A project to create plastic floating islands containing papyrus plants known to clean dirty water is promising to not only clean Lake Naivasha but provide feeding options for aquatic animals in a lake which is chocking with filth.
The project which involves Finlays Horticulture Kenya aims to recreate the water-cleansing services of papyrus as artificial floating islands. Finlays customer and German retailer; REWE, is funding the papyrus restoration partnership between Finlays and Dr David Harper, a senior lecturer at the University of Leicester.
The islands which have been ordered from Eli will be anchored once the papyrus has been planted, in the mouth of the main river, the Malewa, to trap silt before it reaches the lake. The roots of papyrus islands also act as important fish nurseries and feeding grounds, whilst their 5-metre tall stems hold a rich biodiversity of birds such as warblers and kingfishers making the project beneficial to both people and nature.
Papyrus originally inhabited the whole perimeter of the lake and acted as a physical filter for surface run off, and added additional value to remove nutrients. In the last few years, much of the papyrus has been removed to gain access for the lake for tourism and it is being overgrazed by buffalo and domestic cattle belonging to pastoralists. The young shoots get rapidly consumed and hinder the natural regeneration as the lake level varies through the riparian zone. So the idea of anchoring papyrus islands offshore would make them less vulnerable to bovines and encourage regeneration.
Dr Harper said: “Lake Naivasha is a freshwater lake of around 100 km2, and although once crystal clear and surrounded by papyrus, it has suffered in the past 30 years. A major factor is that Naivasha has been the fastest growing town in Kenya as a result of the bonanza of horticulture, cut flowers for export, which is now one of Kenya’s top three earners of foreign exchange. As job opportunities have grown, the human population has grown more than twenty-fold, and settlements have sprung up in a haphazard fashion, clearing papyrus. In the same 30 year period, the population of buffalo native to the lake has trebled, knocking down the papyrus to eat it.

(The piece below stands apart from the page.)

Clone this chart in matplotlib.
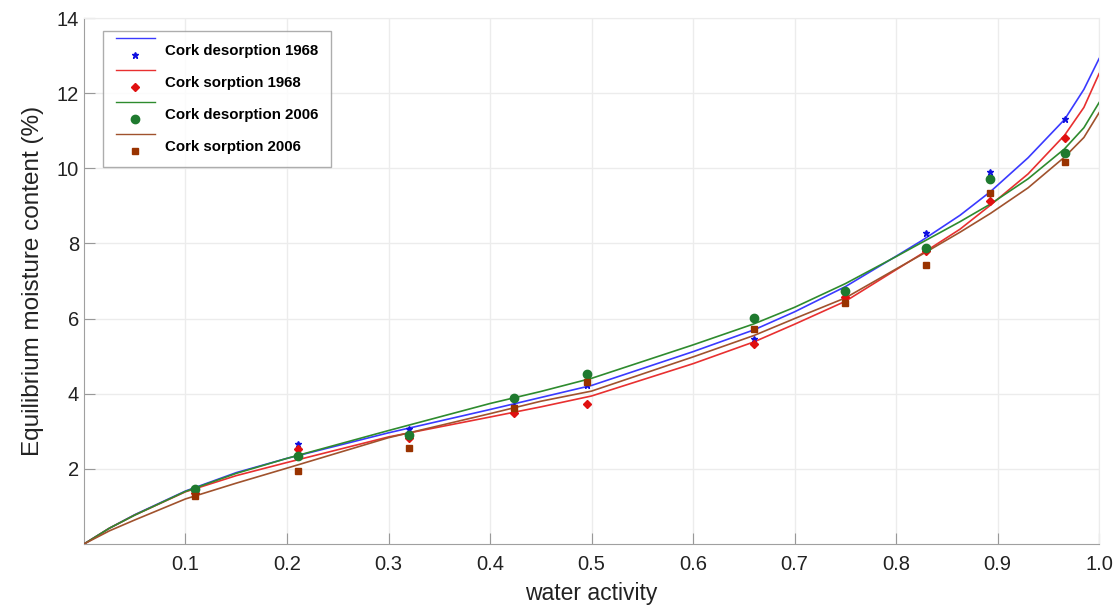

As well as having many commercial uses, papyrus is a most valuable natural filter for dirty water. A common plant of tropical wetlands, it is capable of acting like a sewage treatment works all on its own. The restoration project at Lake Naivasha entails papyrus being planted in islands made of recycled post-consumer plastics, such as bottled water containers, made by a new company called “Floating Islands International” (FII).
Major flower growers are well aware of their responsibilities to the fragile environment of Lake Naivasha, and their reputation amongst consumers in Europe. Finlays, a major UK-owned tea producer and flower grower, has turned their concern into reality by growing papyrus from cut culms (pieces) in their own artificial wetlands treating waste from their processes, such as workers canteens and laundry.
Finlays also has Fairtrade status, and major European retailers, such as REWE, only buy Fairtrade flowers. However, Fairtrade does not require that farmers show a concern for the ecosystem from which the raw material for their product comes outside their own gates.
Although the new Kenyan Water-Act requires that they pay for this valuable “ecosystem service” – clean water – this does not directly pay for ecosystem restoration.” The scale of the project depends very much on the pilot work being undertaken. We are also looking at the possibility of anchoring “natural” islands that detach themselves from the shore with wind and lake level changes. Some of these are quite large and could be used to fast track for example papyrus farming.
However, the artificial islands will still be important to reinstate areas that have been destroyed. Interestingly the floating islands also provide a refuge for fish breeding promising to encourage an industry that is at present in need of better control and increased stocks.